HR would be required to reward engagement as well by ensuring that learning agility was reflected in the performance management systems and that they give significance to the efforts that people make towards personal development when doing performance reviews. This strengthens accountability and encourages continuous learning by employees.
With affordable learning materials, a culture of assistance, and the use of AI in personal upskilling, HR can enable the workforce to innovate and be flexible in resource limited environments.
Even under resource pressures, innovation requires psychological safety and motivation. How can HR maintain morale and trust across the workforce during periods of austerity or strategic pivots?
In resource-constrained environments, employees often feel vulnerable due to the prevalent trend of layoffs during financial pressures. Maintaining employee morale and trust depends on the role played by HR and leadership. Using a variety of tools, including town halls, focus groups, or online tools, leaders need to communicate the existing situation in the organization, discuss expectations, and engage the employees in overcoming them.
Being honest with resource limitations will build trust, engagement with organizational objectives, and cooperation in finding solutions. Motivation and morale can also be maintained through engagement activities like brainstorming sessions, low-cost recognition and initiatives so that the employees feel free to provide solutions to the resource problem at hand.

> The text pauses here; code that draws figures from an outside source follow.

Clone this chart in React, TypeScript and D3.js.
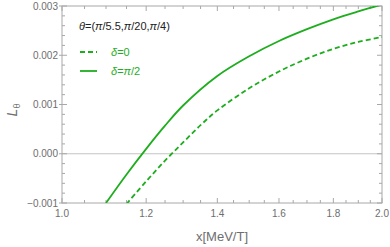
import React from "react";
import * as d3 from "d3";

// readings (log x axis)
const xsSolid = [1.1, 1.15, 1.2, 1.25, 1.3, 1.4, 1.5, 1.6, 1.7, 1.8, 1.9, 2.0];
const ysSolid = [-0.001, -0.00042, 0.0001, 0.00057, 0.00098, 0.00158, 0.00198, 0.00229, 0.00253, 0.00273, 0.00289, 0.00303];
const xsDashed = [1.15, 1.2, 1.25, 1.3, 1.35, 1.4, 1.5, 1.6, 1.7, 1.8, 1.9, 2.0];
const ysDashed = [-0.00102, -0.00056, -0.00014, 0.00023, 0.00058, 0.00088, 0.00133, 0.00167, 0.00193, 0.00213, 0.00227, 0.00237];

const xMajor = [1.0, 1.2, 1.4, 1.6, 1.8, 2.0];
const yMajor = [-0.001, 0.0, 0.001, 0.002, 0.003];
const yLabels = ["\u22120.001", "0.000", "0.001", "0.002", "0.003"];

const W = 390;
const H = 247;
const margin = { top: 6, right: 8, bottom: 44, left: 62 };
const green = "#1ead1e";
const frameColor = "#a8a8a8";
const textColor = "#6e6e6e";

const App = () => {
  const x = d3
    .scaleLog()
    .domain([1, 2])
    .range([margin.left, W - margin.right]);
  const y = d3
    .scaleLinear()
    .domain([-0.001, 0.003])
    .range([H - margin.bottom, margin.top]);

  const line = d3
    .line<[number, number]>()
    .x((d) => x(d[0]))
    .y((d) => y(d[1]))
    .curve(d3.curveCatmullRom.alpha(0.5));

  const solid = xsSolid.map((v, i) => [v, ysSolid[i]] as [number, number]);
  const dashed = xsDashed.map((v, i) => [v, ysDashed[i]] as [number, number]);

  const x0 = x(1), x1 = x(2), y0 = y(-0.001), y1 = y(0.003);

  const xMinor = d3.range(1.05, 2.0, 0.05).filter((v) => Math.abs(v * 5 - Math.round(v * 5)) > 1e-6);
  const yMinor = d3.range(-0.0008, 0.003, 0.0002).filter((v) => Math.abs(v * 1000 - Math.round(v * 1000)) > 1e-6);

  const font = "'Liberation Sans', Arial, sans-serif";

  return (
    <svg width={W} height={H} style={{ position: "absolute", left: 0, top: 0 }} fontFamily={font}>
      <defs>
        <clipPath id="plot">
          <rect x={x0} y={y1} width={x1 - x0} height={y0 - y1} />
        </clipPath>
      </defs>
      {/* zero line */}
      <line x1={x0} x2={x1} y1={y(0)} y2={y(0)} stroke="#c4c4c4" strokeWidth={1} />
      {/* frame */}
      <rect x={x0} y={y1} width={x1 - x0} height={y0 - y1} fill="none" stroke={frameColor} strokeWidth={1} />
      {/* x ticks */}
      {xMajor.map((v) => (
        <g key={"xm" + v}>
          <line x1={x(v)} x2={x(v)} y1={y0} y2={y0 - 5} stroke={frameColor} />
          <line x1={x(v)} x2={x(v)} y1={y1} y2={y1 + 5} stroke={frameColor} />
          <text x={x(v)} y={y0 + 14} textAnchor="middle" fontSize={10} fill={textColor}>
            {v.toFixed(1)}
          </text>
        </g>
      ))}
      {xMinor.map((v) => (
        <g key={"xn" + v}>
          <line x1={x(v)} x2={x(v)} y1={y0} y2={y0 - 3} stroke={frameColor} />
          <line x1={x(v)} x2={x(v)} y1={y1} y2={y1 + 3} stroke={frameColor} />
        </g>
      ))}
      {/* y ticks */}
      {yMajor.map((v, i) => (
        <g key={"ym" + v}>
          <line x1={x0 - 3} x2={x0 + 5} y1={y(v)} y2={y(v)} stroke={frameColor} />
          <line x1={x1} x2={x1 - 5} y1={y(v)} y2={y(v)} stroke={frameColor} />
          <text x={x0 - 4} y={y(v) + 3.5} textAnchor="end" fontSize={10} fill={textColor}>
            {yLabels[i]}
          </text>
        </g>
      ))}
      {yMinor.map((v) => (
        <g key={"yn" + v}>
          <line x1={x0} x2={x0 + 3} y1={y(v)} y2={y(v)} stroke={frameColor} />
          <line x1={x1} x2={x1 - 3} y1={y(v)} y2={y(v)} stroke={frameColor} />
        </g>
      ))}
      {/* curves */}
      <g clipPath="url(#plot)">
        <path d={line(dashed) || ""} fill="none" stroke={green} strokeWidth={1.8} strokeDasharray="5,3" />
        <path d={line(solid) || ""} fill="none" stroke={green} strokeWidth={1.8} />
      </g>
      {/* axis labels */}
      <text x={(x0 + x1) / 2} y={241} textAnchor="middle" fontSize={13} fill={textColor}>
        x[MeV/T]
      </text>
      <text transform={`translate(17,110) rotate(-90)`} textAnchor="middle" fontSize={14} fill={textColor}>
        <tspan fontStyle="italic">L</tspan>
        <tspan fontSize={9} dy={3}>θ</tspan>
      </text>
      {/* legend */}
      <text x={79} y={30} fontSize={11} fill="#222">
        <tspan fontStyle="italic">θ</tspan>=(<tspan fontStyle="italic">π</tspan>/5.5,<tspan fontStyle="italic">π</tspan>/20,<tspan fontStyle="italic">π</tspan>/4)
      </text>
      <line x1={80} x2={97} y1={52} y2={52} stroke={green} strokeWidth={1.8} strokeDasharray="5,3" />
      <text x={111} y={56} fontSize={11} fill={green}>
        <tspan fontStyle="italic">δ</tspan>=0
      </text>
      <line x1={80} x2={97} y1={71} y2={71} stroke={green} strokeWidth={1.8} />
      <text x={111} y={75} fontSize={11} fill={green}>
        <tspan fontStyle="italic">δ</tspan>=<tspan fontStyle="italic">π</tspan>/2
      </text>
    </svg>
  );
};

export default App;
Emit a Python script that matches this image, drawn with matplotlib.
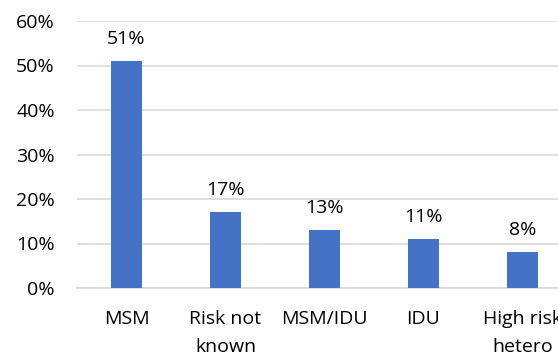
import matplotlib
matplotlib.use("Agg")
import matplotlib.pyplot as plt
from matplotlib.ticker import FuncFormatter

categories = ["MSM", "Risk not\nknown", "MSM/IDU", "IDU", "High risk\nhetero"]
values = [51, 17, 13, 11, 8]
yticks = [0, 10, 20, 30, 40, 50, 60]

plt.rcParams['font.family'] = ['Open Sans', 'DejaVu Sans']

fig = plt.figure(figsize=(5.58, 3.58), dpi=100)
W, H = 558, 358
left_px, right_px = 77, 572
top_px, bot_px = 21, 288
ax = fig.add_axes([left_px / W, (H - bot_px) / H, (right_px - left_px) / W, (bot_px - top_px) / H])

x = list(range(len(categories)))
bars = ax.bar(x, values, width=0.31, color="#4472C4", zorder=3)
for xi, v in zip(x, values):
    ax.annotate(f"{v}%", (xi, v), xytext=(0, 9.5), textcoords="offset points",
                ha="center", va="bottom", fontsize=14, color="#000000")

ax.set_xlim(-0.5, len(categories) - 0.5)
ax.set_ylim(0, 60)
ax.set_yticks(yticks)
ax.yaxis.set_major_formatter(FuncFormatter(lambda v, p: f"{int(v)}%"))
ax.set_xticks(x)
ax.set_xticklabels(categories, fontsize=14, linespacing=1.7)
ax.tick_params(axis="y", labelsize=14, length=0, pad=16)
ax.tick_params(axis="x", length=0, pad=16)
ax.grid(axis="y", color="#D9D9D9", linewidth=1.2, zorder=0)
for s in ["top", "right", "left"]:
    ax.spines[s].set_visible(False)
ax.spines["bottom"].set_color("#D9D9D9")
ax.spines["bottom"].set_linewidth(1.2)

fig.savefig("out.png", dpi=100)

However, driving innovation in such environments presents pitfalls, primarily the challenge of securing management support for HR initiatives. When business priorities focus on cost optimization, management may deprioritize innovation or employee-focused programs due to immediate financial pressures. To overcome this, HR must strategically align innovation initiatives with business objectives, demonstrating their value in enhancing efficiency or reducing costs.